### Brief
Repeat only the lines below that run from the line with "Write the D3.js code for this chart." to the line with "const afterSolution = [681, 667, 656, 612, 587, 560, 531];", ends included; skip every picture.

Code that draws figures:
********

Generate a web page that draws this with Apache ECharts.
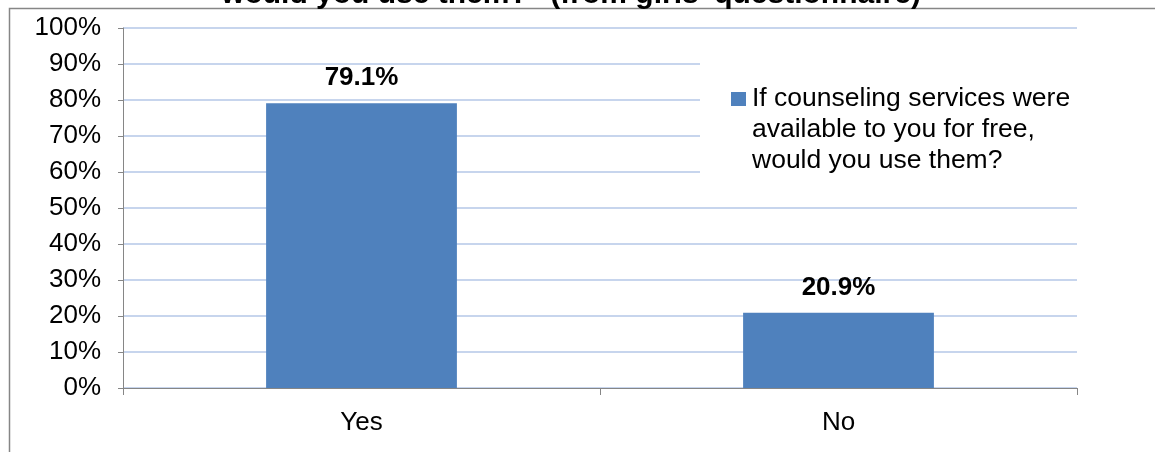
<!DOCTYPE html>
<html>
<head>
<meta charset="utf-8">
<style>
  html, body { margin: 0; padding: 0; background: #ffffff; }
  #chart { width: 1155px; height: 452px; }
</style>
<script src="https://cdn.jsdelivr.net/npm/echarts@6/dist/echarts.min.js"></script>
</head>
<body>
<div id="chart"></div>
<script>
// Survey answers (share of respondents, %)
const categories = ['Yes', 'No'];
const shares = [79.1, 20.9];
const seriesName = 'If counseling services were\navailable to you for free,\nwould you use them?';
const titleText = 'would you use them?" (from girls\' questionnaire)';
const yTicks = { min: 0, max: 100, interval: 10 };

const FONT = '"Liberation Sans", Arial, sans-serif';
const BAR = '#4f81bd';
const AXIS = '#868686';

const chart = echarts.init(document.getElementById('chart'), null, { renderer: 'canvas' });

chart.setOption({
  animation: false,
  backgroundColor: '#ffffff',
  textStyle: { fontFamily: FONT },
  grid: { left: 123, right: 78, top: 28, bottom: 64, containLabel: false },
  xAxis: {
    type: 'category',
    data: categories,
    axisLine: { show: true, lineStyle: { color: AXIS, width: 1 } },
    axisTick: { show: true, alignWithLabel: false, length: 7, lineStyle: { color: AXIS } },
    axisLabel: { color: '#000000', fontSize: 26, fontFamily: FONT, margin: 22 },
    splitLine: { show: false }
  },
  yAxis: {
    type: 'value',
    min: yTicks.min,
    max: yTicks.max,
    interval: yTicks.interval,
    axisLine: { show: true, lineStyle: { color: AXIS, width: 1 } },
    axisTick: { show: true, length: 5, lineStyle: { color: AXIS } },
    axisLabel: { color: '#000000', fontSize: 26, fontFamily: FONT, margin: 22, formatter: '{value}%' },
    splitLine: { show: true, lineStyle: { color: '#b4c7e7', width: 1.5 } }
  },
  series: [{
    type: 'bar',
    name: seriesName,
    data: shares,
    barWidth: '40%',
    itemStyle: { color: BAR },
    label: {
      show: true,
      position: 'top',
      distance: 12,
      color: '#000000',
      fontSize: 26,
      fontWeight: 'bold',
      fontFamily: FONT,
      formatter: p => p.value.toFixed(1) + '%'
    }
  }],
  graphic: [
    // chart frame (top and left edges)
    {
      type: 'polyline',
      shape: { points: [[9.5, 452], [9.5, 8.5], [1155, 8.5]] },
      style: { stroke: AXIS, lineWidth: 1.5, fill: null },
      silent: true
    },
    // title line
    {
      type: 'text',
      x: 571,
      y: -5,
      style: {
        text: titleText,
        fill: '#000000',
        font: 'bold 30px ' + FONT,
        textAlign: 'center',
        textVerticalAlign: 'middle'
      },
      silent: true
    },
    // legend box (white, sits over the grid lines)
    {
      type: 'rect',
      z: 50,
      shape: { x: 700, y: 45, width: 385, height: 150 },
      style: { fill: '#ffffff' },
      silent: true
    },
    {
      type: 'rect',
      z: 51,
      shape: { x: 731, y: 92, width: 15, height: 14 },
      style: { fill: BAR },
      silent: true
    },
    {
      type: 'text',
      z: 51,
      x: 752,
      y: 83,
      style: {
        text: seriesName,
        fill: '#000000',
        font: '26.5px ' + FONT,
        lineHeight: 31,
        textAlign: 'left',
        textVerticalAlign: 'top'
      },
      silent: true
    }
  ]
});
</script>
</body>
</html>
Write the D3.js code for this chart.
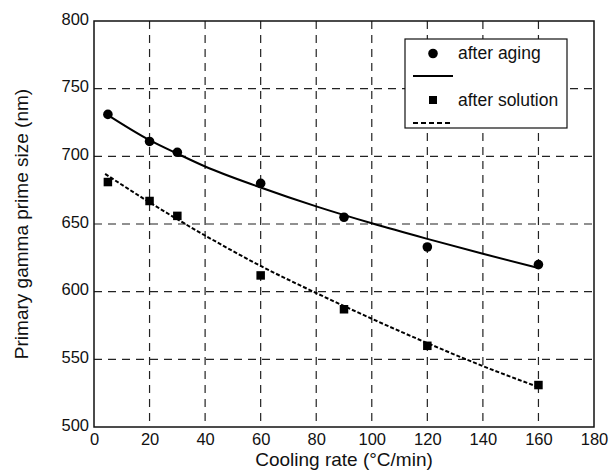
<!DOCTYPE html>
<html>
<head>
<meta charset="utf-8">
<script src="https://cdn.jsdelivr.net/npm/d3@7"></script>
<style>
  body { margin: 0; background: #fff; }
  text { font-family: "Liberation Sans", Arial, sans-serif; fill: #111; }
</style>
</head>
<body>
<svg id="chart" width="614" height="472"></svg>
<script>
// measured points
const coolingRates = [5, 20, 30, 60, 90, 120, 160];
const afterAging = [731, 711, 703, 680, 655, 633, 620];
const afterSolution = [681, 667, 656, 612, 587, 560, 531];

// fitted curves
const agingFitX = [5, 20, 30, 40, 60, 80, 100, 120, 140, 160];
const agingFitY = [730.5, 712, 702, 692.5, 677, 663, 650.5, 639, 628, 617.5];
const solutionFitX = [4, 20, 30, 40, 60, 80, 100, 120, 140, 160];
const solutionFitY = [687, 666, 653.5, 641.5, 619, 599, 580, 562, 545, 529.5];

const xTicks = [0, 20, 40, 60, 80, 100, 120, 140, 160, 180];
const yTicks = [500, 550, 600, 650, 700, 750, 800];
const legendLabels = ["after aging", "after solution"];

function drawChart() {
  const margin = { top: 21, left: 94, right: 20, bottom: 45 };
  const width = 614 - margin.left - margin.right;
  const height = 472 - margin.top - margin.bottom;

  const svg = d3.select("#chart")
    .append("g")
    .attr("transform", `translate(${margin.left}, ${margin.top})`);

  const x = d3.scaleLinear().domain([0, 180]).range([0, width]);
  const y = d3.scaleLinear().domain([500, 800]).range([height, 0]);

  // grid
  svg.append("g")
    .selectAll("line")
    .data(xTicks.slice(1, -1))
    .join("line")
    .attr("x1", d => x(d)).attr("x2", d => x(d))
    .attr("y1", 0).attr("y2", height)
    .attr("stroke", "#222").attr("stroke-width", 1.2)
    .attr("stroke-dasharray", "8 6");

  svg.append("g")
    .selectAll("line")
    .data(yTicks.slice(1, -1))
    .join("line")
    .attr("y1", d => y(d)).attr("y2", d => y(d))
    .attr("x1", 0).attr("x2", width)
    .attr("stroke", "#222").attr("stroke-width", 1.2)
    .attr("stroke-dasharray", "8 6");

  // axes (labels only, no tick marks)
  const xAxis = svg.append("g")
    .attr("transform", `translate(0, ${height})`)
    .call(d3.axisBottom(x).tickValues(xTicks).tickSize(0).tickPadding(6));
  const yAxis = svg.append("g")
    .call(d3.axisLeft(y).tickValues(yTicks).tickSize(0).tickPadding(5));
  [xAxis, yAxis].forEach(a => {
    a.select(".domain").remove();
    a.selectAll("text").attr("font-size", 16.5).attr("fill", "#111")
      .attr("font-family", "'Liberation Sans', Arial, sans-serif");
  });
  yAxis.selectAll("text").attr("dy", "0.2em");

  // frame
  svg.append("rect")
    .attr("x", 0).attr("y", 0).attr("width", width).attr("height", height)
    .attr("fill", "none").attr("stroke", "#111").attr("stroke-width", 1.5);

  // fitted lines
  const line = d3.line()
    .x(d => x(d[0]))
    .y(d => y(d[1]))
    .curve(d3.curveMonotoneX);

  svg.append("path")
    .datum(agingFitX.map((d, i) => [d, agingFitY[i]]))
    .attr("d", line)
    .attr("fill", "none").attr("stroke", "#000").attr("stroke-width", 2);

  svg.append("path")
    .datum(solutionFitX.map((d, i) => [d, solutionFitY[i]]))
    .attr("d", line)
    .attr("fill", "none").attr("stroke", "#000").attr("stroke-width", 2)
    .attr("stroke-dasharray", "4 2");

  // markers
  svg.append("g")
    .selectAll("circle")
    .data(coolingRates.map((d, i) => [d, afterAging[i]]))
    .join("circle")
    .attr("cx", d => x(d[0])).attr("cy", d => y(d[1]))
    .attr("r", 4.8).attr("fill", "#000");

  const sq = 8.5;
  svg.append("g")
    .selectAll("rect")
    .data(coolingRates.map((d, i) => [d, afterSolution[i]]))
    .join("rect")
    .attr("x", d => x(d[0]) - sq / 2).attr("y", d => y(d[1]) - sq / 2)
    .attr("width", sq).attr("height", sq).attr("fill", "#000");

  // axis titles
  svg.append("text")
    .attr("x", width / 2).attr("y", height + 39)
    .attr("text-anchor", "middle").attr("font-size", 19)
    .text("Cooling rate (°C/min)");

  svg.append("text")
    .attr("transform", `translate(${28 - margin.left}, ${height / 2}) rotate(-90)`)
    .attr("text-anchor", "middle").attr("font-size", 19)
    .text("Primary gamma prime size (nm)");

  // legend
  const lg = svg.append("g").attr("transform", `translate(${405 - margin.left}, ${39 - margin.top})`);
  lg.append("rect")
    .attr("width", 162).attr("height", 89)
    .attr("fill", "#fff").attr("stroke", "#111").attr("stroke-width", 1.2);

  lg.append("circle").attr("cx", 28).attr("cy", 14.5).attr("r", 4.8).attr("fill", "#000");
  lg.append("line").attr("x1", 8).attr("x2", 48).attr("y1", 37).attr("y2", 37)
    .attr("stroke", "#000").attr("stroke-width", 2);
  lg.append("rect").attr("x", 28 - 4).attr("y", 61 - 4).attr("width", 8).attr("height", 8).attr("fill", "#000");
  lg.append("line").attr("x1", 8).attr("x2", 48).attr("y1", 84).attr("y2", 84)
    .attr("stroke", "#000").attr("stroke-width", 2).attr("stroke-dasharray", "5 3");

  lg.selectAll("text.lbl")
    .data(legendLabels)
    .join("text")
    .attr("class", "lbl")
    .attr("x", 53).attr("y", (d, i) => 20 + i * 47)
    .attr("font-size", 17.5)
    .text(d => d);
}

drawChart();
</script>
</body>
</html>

********

### Exercise solution
Write the D3.js code for this chart.
<!DOCTYPE html>
<html>
<head>
<meta charset="utf-8">
<script src="https://cdn.jsdelivr.net/npm/d3@7"></script>
<style>
  body { margin: 0; background: #fff; }
  text { font-family: "Liberation Sans", Arial, sans-serif; fill: #111; }
</style>
</head>
<body>
<svg id="chart" width="614" height="472"></svg>
<script>
// measured points
const coolingRates = [5, 20, 30, 60, 90, 120, 160];
const afterAging = [731, 711, 703, 680, 655, 633, 620];
const afterSolution = [681, 667, 656, 612, 587, 560, 531];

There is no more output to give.